Proposed plan of attack:
[x] Build a Prometheus 2 Debian package with k8s support (we currently re-build the stock Debian package with k8s support added back).
[x] Add the relevant puppetization to be able to use 2.x instead of 1.x on a given host
[x] Build internally a prometheus-storage-migrator Debian package and upload to `stretch-wikimedia`
[x] Test the conversion in beta first
[x] Setup another deployment-prometheus instance with Prometheus 2 (`deployment-prometheus02`)
[x] Copy storage from old instance to new, and convert with storage migrator
[x] Verify 2.x works as expected (e.g. metrics are preserved from v1, new metrics are being ingested, etc)
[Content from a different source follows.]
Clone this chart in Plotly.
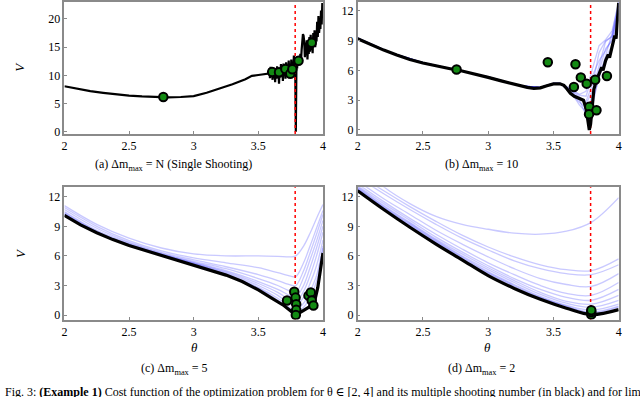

[] Convert production Prometheus instances
[] For sites with pairs of Prometheus hosts we can take one host out of rotation and perform the migration there
[] Once migration is done verify queries work as expected and put the host back in service
[] For PoPs (single Prometheus host) we'll have to find strategies to minimize downtime
All of the above assuming the storage migrator works as expected (e.g. doesn't run out of memory), if that fails:
[] Setup 2.x to read from 1.x on the same host for missing data
[] Flip traffic to redirect queries to 2.x instead of 1.x (modulo removed features of query language, I don't think what got removed is widely used in our environment)
[] Once the retention period has passed and/or enough data has accumulated in 2.x, remove 1.x instances
= Migration checklist for codfw/eqiad hosts
[] Depool host and stop puppet
[] Take a LV snapshot for all instances and mount it
[] rsync snapshotted data to graphite2001 (spare host, data migration will happen there)
[] Reimage prometheus host with stretch
[] Set `prometheus::server::prometheus_v2` flag in hiera for prometheus host
[] Install prometheus 2.7.1 package on prometheus host (forcing block duration to 2h with `--storage.tsdb.max-block-duration=2h --storage.tsdb.min-block-duration=2h` temporarily)
[] Start puppet
[] Validate metrics are being collected, v2 storage will start empty
== Migration / backfill procedure
[] Start `prometheus-storage-migrator` on rsync'd data
[] Once migration has finished, rsync data back to prometheus host
[] Confirm no overlapping blocks directory are present between migrated data and new data
[] Stop puppet on prometheus host
[] Stop prometheus
[] Move migrated data into prometheus storage directory
[] Remove `--storage.tsdb.max-block-duration=2h --storage.tsdb.min-block-duration=2h` from prometheus server flags
[] Start prometheus
[] Start puppet
[] Confirm historical metrics are present and new metrics are collected
[] Repool prometheus host
== Status
[] http://prometheus-labmon.eqiad.wmnet/labs
[x] http://prometheus.svc.codfw.wmnet/analytics
[x] http://prometheus.svc.codfw.wmnet/global
[x] http://prometheus.svc.codfw.wmnet/k8s
[x] http://prometheus.svc.codfw.wmnet/ops
[x] http://prometheus.svc.codfw.wmnet/services
[x] http://prometheus.svc.eqiad.wmnet/analytics
[x] http://prometheus.svc.eqiad.wmnet/global
[x] http://prometheus.svc.eqiad.wmnet/k8s
[x] http://prometheus.svc.eqiad.wmnet/k8s-staging
[x] http://prometheus.svc.eqiad.wmnet/ops
[x] http://prometheus.svc.eqiad.wmnet/services
[x] http://prometheus.svc.eqsin.wmnet/ops
http://prometheus.svc.esams.wmnet/ops
[x] http://prometheus.svc.ulsfo.wmnet/ops